Recent flagship projects have helped set the stage for this outward push. The 142-kilometre Jakarta-Bandung high-speed railway in Indonesia, financed and built with Chinese participation, has been operating for more than two years and had transported 12 million passengers as of October. Meanwhile, construction continues on the 350-kilometre Budapest-Belgrade railway in Europe. These initiatives offer proof of concept for countries considering similar collaborations.


Analysts suggest Southeast Asia is poised to become a focal point. Nations such as Laos, Malaysia, and Thailand are seen as particularly receptive to high-speed rail development, while Central Asia could also emerge as a strong candidate, especially where Chinese-backed trade infrastructure already exists. Many of these countries are pursuing rail upgrades to ease traffic congestion, modernize aging lines, or improve cross-border connectivity.


Thailand is among the most prominent examples. Chinese contractors are currently developing a 610-kilometre line linking Bangkok to Nong Khai, designed for both passengers and freight at speeds of up to 250 km/h. When the project is expected to be completed in 2030, it will allow onward connections to China via Laos’ existing railway. Supporters argue the line could reshape mobility in Thailand’s populous northeast, where infrastructure has lagged behind demand for decades.

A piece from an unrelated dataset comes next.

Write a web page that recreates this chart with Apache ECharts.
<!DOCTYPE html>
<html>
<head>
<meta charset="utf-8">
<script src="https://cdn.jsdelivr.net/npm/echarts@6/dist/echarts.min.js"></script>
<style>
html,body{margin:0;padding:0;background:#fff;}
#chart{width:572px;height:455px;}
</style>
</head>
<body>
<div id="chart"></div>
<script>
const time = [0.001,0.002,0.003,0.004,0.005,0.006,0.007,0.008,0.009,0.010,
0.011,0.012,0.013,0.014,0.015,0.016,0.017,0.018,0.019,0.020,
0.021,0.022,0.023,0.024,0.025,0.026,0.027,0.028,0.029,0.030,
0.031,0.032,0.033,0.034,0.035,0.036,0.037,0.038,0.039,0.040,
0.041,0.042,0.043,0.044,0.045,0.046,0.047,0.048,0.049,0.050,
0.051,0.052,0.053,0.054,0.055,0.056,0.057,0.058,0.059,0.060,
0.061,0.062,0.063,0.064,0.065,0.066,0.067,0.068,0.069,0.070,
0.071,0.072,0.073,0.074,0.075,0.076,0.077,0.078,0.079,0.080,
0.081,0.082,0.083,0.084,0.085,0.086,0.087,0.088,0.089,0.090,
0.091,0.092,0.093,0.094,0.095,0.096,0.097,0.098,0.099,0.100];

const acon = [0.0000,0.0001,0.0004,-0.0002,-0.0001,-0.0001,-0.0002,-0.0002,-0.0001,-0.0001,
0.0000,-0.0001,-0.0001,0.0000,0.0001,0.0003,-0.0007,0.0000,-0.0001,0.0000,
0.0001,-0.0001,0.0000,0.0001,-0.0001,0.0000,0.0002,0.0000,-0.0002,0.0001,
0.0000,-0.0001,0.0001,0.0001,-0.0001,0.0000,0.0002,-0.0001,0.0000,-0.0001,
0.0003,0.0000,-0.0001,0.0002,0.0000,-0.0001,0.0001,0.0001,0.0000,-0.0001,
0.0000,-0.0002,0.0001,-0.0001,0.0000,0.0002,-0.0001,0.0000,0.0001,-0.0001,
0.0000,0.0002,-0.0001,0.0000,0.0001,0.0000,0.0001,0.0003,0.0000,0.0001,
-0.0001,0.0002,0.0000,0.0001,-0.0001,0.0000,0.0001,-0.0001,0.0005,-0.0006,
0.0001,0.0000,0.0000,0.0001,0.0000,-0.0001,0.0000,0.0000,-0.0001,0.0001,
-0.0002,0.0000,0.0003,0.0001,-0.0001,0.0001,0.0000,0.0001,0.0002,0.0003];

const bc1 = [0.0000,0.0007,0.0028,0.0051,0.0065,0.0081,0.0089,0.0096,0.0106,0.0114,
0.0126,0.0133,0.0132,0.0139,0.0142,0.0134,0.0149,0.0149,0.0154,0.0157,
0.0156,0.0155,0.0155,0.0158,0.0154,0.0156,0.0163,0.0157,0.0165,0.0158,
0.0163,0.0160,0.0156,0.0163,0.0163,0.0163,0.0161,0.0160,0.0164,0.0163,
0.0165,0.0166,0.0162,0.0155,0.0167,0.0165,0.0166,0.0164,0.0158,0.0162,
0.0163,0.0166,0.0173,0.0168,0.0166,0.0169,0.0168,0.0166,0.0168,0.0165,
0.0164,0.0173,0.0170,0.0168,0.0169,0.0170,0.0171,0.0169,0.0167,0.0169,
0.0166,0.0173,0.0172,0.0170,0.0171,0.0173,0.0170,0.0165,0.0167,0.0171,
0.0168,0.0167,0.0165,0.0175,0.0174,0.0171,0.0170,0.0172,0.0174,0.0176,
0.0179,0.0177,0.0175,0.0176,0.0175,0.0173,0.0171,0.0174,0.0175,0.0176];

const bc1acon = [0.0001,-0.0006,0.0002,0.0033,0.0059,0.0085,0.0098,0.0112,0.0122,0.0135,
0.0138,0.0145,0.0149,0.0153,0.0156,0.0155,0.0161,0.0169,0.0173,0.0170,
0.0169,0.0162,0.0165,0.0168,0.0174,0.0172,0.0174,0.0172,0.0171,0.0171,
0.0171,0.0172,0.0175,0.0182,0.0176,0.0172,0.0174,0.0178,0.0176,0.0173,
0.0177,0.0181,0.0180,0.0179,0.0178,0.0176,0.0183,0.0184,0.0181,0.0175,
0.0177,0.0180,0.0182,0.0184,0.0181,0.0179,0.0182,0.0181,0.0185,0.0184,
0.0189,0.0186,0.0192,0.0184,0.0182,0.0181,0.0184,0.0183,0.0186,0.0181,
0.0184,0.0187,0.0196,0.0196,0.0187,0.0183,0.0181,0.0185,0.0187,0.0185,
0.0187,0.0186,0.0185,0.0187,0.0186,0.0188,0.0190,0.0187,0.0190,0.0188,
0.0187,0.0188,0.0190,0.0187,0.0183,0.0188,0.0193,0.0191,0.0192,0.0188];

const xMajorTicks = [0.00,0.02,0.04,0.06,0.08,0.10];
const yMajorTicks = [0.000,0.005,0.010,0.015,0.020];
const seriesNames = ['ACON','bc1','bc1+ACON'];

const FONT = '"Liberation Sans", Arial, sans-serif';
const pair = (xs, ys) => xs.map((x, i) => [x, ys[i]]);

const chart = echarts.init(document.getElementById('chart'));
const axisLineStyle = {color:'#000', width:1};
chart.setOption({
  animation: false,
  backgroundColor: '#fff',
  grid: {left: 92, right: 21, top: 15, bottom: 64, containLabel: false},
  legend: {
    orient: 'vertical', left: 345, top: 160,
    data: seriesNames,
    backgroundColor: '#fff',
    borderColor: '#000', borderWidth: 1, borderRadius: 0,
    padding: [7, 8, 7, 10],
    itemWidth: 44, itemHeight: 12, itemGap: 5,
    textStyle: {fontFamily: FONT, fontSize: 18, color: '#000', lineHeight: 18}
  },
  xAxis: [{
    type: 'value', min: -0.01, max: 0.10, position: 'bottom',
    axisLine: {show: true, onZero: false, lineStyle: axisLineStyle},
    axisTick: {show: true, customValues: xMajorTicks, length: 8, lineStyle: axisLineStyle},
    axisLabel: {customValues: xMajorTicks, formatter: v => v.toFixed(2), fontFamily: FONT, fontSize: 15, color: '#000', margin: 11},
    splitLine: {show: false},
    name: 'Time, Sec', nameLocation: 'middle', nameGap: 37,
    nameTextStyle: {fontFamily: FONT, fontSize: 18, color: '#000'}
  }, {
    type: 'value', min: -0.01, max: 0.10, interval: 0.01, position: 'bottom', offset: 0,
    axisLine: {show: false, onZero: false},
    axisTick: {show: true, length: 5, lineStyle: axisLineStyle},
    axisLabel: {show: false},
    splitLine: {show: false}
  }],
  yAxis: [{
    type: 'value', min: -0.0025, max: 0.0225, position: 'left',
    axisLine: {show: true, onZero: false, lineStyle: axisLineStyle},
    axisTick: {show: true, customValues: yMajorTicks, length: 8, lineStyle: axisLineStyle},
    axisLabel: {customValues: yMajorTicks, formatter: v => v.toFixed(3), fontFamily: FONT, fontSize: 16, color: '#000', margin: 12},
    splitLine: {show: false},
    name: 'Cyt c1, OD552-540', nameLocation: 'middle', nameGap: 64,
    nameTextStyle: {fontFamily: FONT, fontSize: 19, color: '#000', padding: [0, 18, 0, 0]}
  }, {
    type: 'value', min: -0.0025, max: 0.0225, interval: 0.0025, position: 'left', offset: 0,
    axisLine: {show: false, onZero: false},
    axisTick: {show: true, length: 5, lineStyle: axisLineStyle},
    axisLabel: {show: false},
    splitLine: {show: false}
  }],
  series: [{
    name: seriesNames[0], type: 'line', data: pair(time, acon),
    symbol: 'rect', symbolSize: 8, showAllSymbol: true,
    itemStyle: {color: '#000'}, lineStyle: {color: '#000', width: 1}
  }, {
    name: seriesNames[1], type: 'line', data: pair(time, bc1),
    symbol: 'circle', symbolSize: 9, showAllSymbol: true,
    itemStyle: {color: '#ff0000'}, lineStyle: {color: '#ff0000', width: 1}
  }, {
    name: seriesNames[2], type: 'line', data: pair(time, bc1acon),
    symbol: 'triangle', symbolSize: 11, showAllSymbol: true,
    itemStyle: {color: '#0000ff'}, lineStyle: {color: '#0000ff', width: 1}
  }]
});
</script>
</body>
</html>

Malaysia, too, is advancing a 665-kilometre east-west railway constructed by China Communications Construction. As of late last year, the project was reported to be nearing completion, with operations slated to begin in 2027 at speeds of up to 160 km/h. Chinese rolling stock manufacturer CRRC Dalian is said to be supplying some of the trains. Additionally, a long-discussed Kuala Lumpur–Singapore high-speed rail link remains under consideration, with potential Chinese investment still on the table.

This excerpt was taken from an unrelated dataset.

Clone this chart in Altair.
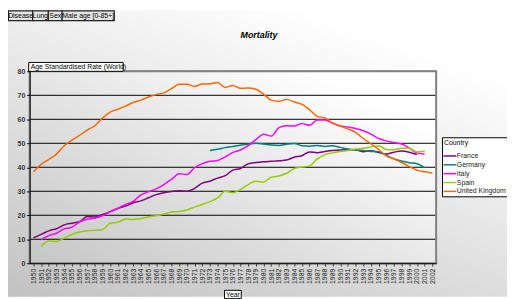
import altair as alt
import pandas as pd

# ---------------- data ----------------
years = list(range(1950, 2003))
countries = ["France", "Germany", "Italy", "Spain", "United Kingdom"]
colors = ["#800080", "#008080", "#FF00FF", "#99CC00", "#FF6600"]

france = [10.6, 12.0, 13.5, 14.4, 16.0, 16.7, 17.3, 19.5, 19.3, 20.3,
          21.5, 22.8, 23.8, 25.2, 26.0, 27.3, 28.6, 29.4, 29.9, 30.2,
          30.0, 31.2, 33.4, 34.2, 35.5, 36.5, 38.8, 39.5, 41.5, 42.0,
          42.3, 42.5, 42.7, 43.0, 44.2, 44.8, 46.4, 46.1, 46.6, 47.0,
          47.2, 47.3, 47.3, 46.5, 46.9, 46.2, 45.5, 46.3, 46.8, 46.3,
          45.3, None, None]
germany = [None] * 23 + [
          47.0, 47.5, 48.2, 48.7, 49.2, 49.6, 50.0,
          49.7, 49.3, 49.1, 49.6, 49.9, 49.0, 48.8, 49.1, 48.7, 49.0,
          48.3, 47.6, 47.2, 47.0, 46.6, 46.5, 45.0, 43.5, 42.6, 41.9,
          41.5, 39.8, None]
italy = [None, 9.8, 11.5, 12.5, 14.3, 15.0, 17.2, 18.3, 18.8, 19.8,
         21.5, 23.0, 24.5, 25.8, 28.5, 29.8, 31.0, 32.8, 35.0, 37.3,
         37.0, 39.8, 41.5, 42.5, 42.8, 44.3, 46.2, 47.2, 49.0, 51.5,
         53.8, 53.0, 56.5, 57.3, 57.2, 58.2, 57.5, 59.7, 59.7, 58.3,
         57.2, 56.8, 56.2, 55.2, 53.8, 52.0, 51.0, 50.3, 49.7, 48.0,
         46.0, 45.5, None]
spain = [None, 7.1, 9.3, 9.1, 10.5, 12.0, 13.0, 13.5, 13.8, 14.0,
         16.7, 17.1, 18.4, 18.2, 18.6, 19.3, 19.8, 20.5, 21.4, 21.6,
         22.2, 23.4, 24.5, 25.7, 27.2, 30.0, 29.4, 30.8, 32.8, 34.2,
         33.8, 35.9, 36.4, 37.5, 39.5, 40.1, 40.6, 43.5, 45.3, 46.0,
         46.6, 47.0, 47.6, 47.9, 48.5, 49.0, 47.4, 47.3, 47.9, 47.9,
         46.4, 46.8, None]
uk = [38.1, 41.2, 43.3, 45.5, 49.0, 51.3, 53.3, 55.5, 57.3, 60.5,
      63.0, 64.2, 65.5, 67.0, 68.0, 69.3, 70.3, 71.0, 72.8, 74.6,
      74.6, 73.7, 74.7, 74.8, 75.3, 73.3, 74.1, 72.9, 73.0, 72.5,
      70.5, 68.0, 67.5, 68.3, 67.2, 66.2, 64.0, 61.2, 60.6, 58.5,
      57.2, 56.0, 54.5, 52.0, 49.8, 47.4, 44.8, 43.5, 42.0, 40.3,
      38.8, 38.1, 37.6]

y_ticks = [0, 10, 20, 30, 40, 50, 60, 70, 80]
grid_values = [10, 20, 30, 40, 50, 60, 70, 80]
buttons = ["Disease", "Lung", "Sex", "Male age [0-85+]"]

rows = []
for name, vals in zip(countries, [france, germany, italy, spain, uk]):
    for yr, v in zip(years, vals):
        if v is not None:
            rows.append({"Year": yr, "Country": name, "Rate": v})
df = pd.DataFrame(rows)

# ---------------- layout ----------------
FONT = "Liberation Sans"
W, H = 413, 195
PL, PT, PR, PB = 22, 62, 72, 34
one = pd.DataFrame({"a": [0]})

x_enc = alt.X("Year:O", scale=alt.Scale(type="point", padding=0.5),
              axis=alt.Axis(title=None, labelAngle=-90, labelFontSize=7,
                            labelColor="#222", tickSize=3, tickColor="#444",
                            domainColor="black", labelPadding=2, grid=False,
                            labelOverlap=False, zindex=1))
y_scale = alt.Scale(domain=[0, 80], nice=False)

outer_bg = alt.Chart(one).mark_rect(
    clip=False,
    fill=alt.Gradient(gradient="linear",
                      stops=[alt.GradientStop(color="#c2c2c2", offset=0),
                             alt.GradientStop(color="#ffffff", offset=1)],
                      x1=0, y1=1, x2=0.6, y2=0)
).encode(x=alt.value(-PL), x2=alt.value(W + PR), y=alt.value(-PT), y2=alt.value(H + PB))

plot_bg = alt.Chart(one).mark_rect(
    fill=alt.Gradient(gradient="linear",
                      stops=[alt.GradientStop(color="#c6c6c6", offset=0),
                             alt.GradientStop(color="#ffffff", offset=1)],
                      x1=0, y1=1, x2=0.9, y2=0.2)
).encode(x=alt.value(0), x2=alt.value(W), y=alt.value(0), y2=alt.value(H))

border = alt.Chart(one).mark_rect(filled=False, stroke="#808080", strokeWidth=2).encode(
    x=alt.value(0), x2=alt.value(W), y=alt.value(0), y2=alt.value(H))

y_axis = alt.Axis(title=None, values=y_ticks, tickCount=9, grid=False, labelFontSize=7,
                  labelFontWeight="bold", labelColor="#333", tickSize=3,
                  tickColor="black", domainColor="black", labelPadding=2,
                  labelOverlap=False, zindex=1)

grid = alt.Chart(pd.DataFrame({"g": grid_values})).mark_rule(color="black", strokeWidth=1).encode(
    y=alt.Y("g:Q", scale=y_scale, axis=y_axis), x=alt.value(0), x2=alt.value(W))

lines = alt.Chart(df).mark_line(strokeWidth=1.5, interpolate="monotone").encode(
    x=x_enc,
    y=alt.Y("Rate:Q", scale=y_scale, axis=y_axis),
    color=alt.Color("Country:N", scale=alt.Scale(domain=countries, range=colors),
                    legend=alt.Legend(title="Country", orient="none", legendX=419, legendY=67,
                                      titleFontSize=7, titleFontWeight="normal", titleFont=FONT,
                                      titleColor="black",
                                      labelFontSize=7, labelFont=FONT, labelColor="#222",
                                      symbolType="M-1.3,0H1.3", symbolSize=100,
                                      symbolStrokeWidth=1.5, strokeColor="black",
                                      fillColor="white", padding=2, rowPadding=0,
                                      titlePadding=4, labelOffset=1)),
)

deco = []
# title
deco.append(alt.Chart(one).mark_text(text="Mortality", fontSize=9, fontWeight="bold",
                                     fontStyle="italic", font=FONT, clip=False).encode(
    x=alt.value(233), y=alt.value(-37)))
# y-axis title box
deco.append(alt.Chart(one).mark_rect(fill="white", stroke="black", strokeWidth=1, clip=False).encode(
    x=alt.value(-1), x2=alt.value(95), y=alt.value(-9), y2=alt.value(0)))
deco.append(alt.Chart(one).mark_text(text="Age Standardised Rate (World)", fontSize=7, font=FONT,
                                     align="left", baseline="middle", clip=False).encode(
    x=alt.value(1), y=alt.value(-4.3)))
# x-axis title box
deco.append(alt.Chart(one).mark_rect(fill="white", stroke="black", strokeWidth=1, clip=False).encode(
    x=alt.value(198), x2=alt.value(215), y=alt.value(222.5), y2=alt.value(231)))
deco.append(alt.Chart(one).mark_text(text="Year", fontSize=7, font=FONT,
                                     align="center", baseline="middle", clip=False).encode(
    x=alt.value(206.5), y=alt.value(227)))
# legend title separator
deco.append(alt.Chart(one).mark_rule(color="black", strokeWidth=1, clip=False).encode(
    x=alt.value(419), x2=alt.value(490), y=alt.value(77.5)))
# field buttons
btn_left = [-21.5, 3, 19, 33]
btn_right = [3, 19, 33, 86]
for lab, l, r in zip(buttons, btn_left, btn_right):
    deco.append(alt.Chart(one).mark_rect(fill="#e4e4e4", stroke="#222", strokeWidth=1.2, clip=False).encode(
        x=alt.value(l), x2=alt.value(r), y=alt.value(-61.5), y2=alt.value(-51.5)))
    deco.append(alt.Chart(one).mark_text(text=lab, fontSize=7, font=FONT, align="center",
                                         baseline="middle", clip=False).encode(
        x=alt.value((l + r) / 2), y=alt.value(-56.3)))

chart = alt.layer(outer_bg, plot_bg, grid, border, lines, *deco).properties(
    width=W, height=H,
    autosize=alt.AutoSizeParams(type="none"),
    padding={"left": PL, "top": PT, "right": PR, "bottom": PB},
).configure(font=FONT).configure_view(stroke=None)

chart.save("out.html", embed_options={"renderer": "svg", "actions": False})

In Indonesia, authorities are exploring further partnerships following the launch of the Jakarta-Bandung line. Jakarta’s provincial government is seeking private capital for metro development projects valued at nearly US$6 billion, structured through public-private partnerships. The move reflects a broader trend: host nations are increasingly open to foreign financing models to bring costly infrastructure plans to fruition.


The price tag for such undertakings remains formidable. Estimates from 2023 placed construction costs for high-speed rail in China starting at around US$17 million per kilometre, with overseas projects potentially running even higher. Analysts caution that financial sustainability is crucial. Governments must ensure solid fiscal footing, public backing, and realistic ridership projections before committing to these ventures.


Financing arrangements often involve Chinese-backed loans or investment packages, with host countries expecting ticket revenue to eventually offset costs. However, experts warn that even strong political will cannot compensate for weak demand. Without sufficient passenger numbers, repayment and operational viability become uncertain.


Not every region is well suited to high-speed rail. In some markets, conventional rail may be more appropriate for typical travel distances and income levels. African nations, for instance, face steep fiscal pressures. Kenya, which spends about US$1 billion annually servicing Chinese debt, has grappled with concerns over repayment obligations tied to infrastructure projects.


Political dynamics also shape outcomes. Shifts in leadership or public opinion can accelerate—or derail—rail initiatives linked to Beijing. Countries with strained relations with China, including India and the Philippines, are considered unlikely to prioritize Chinese firms for future high-speed projects.


Still, high-speed rail carries symbolic weight beyond its economic calculus. For Beijing, exporting this technology serves as a showcase of its industrial capabilities and a visible marker of its global ascent. When structured carefully and supported by strong fundamentals, such projects can deliver both transportation benefits and diplomatic goodwill.


As China’s rail champions scan the Eurasian landscape for their next ventures, the balance between ambition and practicality will determine how far—and how fast—their global journey continues.